I haven't seen this issue myself, though I am currently investigating a potential threading issue around removeIdleSockets (issue #237) which could be related.

There are two threads on Linux which perform epoll_wait, with connections distributed between them. These threads should be the only ones invoking epoll methods on their respective FDs, however when a new connection is received, we call removeIdleSockets (at most, once every 5 seconds) to clear any stale ones. This is performed on a different thread, and I wonder if this EPERM error is related to two threads trying to invoke functions on the same epoll FD concurrently.

@bridger
Copy link
Author

bridger commented Feb 11, 2018

That theory makes sense to me!

I just got another crash that seems related.
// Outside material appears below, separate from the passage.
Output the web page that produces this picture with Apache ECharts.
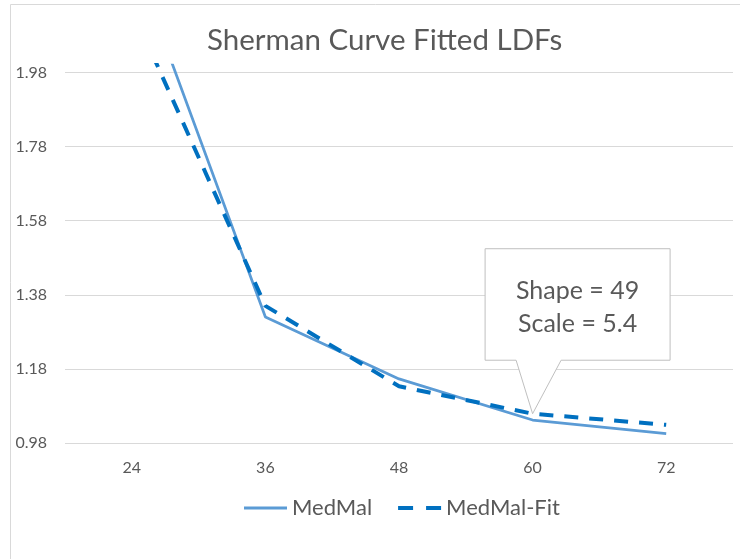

All I got from the logs is this:

Fatal error: Trying to remove task, but it's not in the registry.: file Foundation/URLSession/TaskRegistry.swift, line 76

This has only happened once, so it is pretty rare. I don't see anything unusual in the logs beforehand.

@mikezander
Copy link

@bridger I'm also getting this issue, have you found a solution?

@ianpartridge
Copy link
Collaborator

@mikezander have you moved to Swift 5 recently? We've had a few reports of this and it looks like it's a bug in URLSession on Linux. There is a prototype fix here that we are hoping to get into Swift 5.0.1: swiftlang/swift-corelibs-foundation#2061

@mikezander
Copy link

@ianpartridge No I actually haven't updated to Swift 5 yet. I'm still running Swift 4 on Kitura version 2.3.0, I was thinking I should update to 2.5.0, could that possibly fix the issue?

@mikezander
Copy link

mikezander commented Apr 4, 2019

Hmm I can't replicate it but based off that bug it looks like the issue is Swift related.

@ianpartridge
Copy link
Collaborator

Interesting. All the reports we have had so far are on Swift 5. The problem is definitely in Foundation not Kitura so I'm afraid upgrading Kitura is unlikely to help (although we would recommend you do that anyway as there are piles of improvements since version 2.3!).

Out of interest, are you running on Swift 4.0, 4.1 or 4.2? We are discussing how long to continue to support earlier versions of Swift, and user feedback would be very helpful.

As for your immediate problem, the only option I can suggest is to avoid using URLSession on Linux :( How are you using URLSession? Directly from your Kitura app or via a library like https://github.com/IBM-Swift/SwiftyRequest ? You might consider trying https://ibm-swift.github.io/Kitura-net/Classes/ClientRequest.html instead which uses libcurl directly instead of URLSession.

@gurugeek
Copy link

gurugeek commented Dec 9, 2019

just to report the same issue
[2019-12-09T02:31:10.976+01:00] [ERROR] [IncomingSocketManager.swift:295 removeIdleSockets(removeAll:runNow:)] epoll_ctl failure. Error code=1. Reason=Operation not permitted

Swift version 5.1 (swift-5.1.2-RELEASE)
Target: x86_64-unknown-linux-gnu

Kitura 2.8.0

This makes it totally unusable as a lot of requests fail (even with just 10 concurrent requests and 100 requests so not exactly high load)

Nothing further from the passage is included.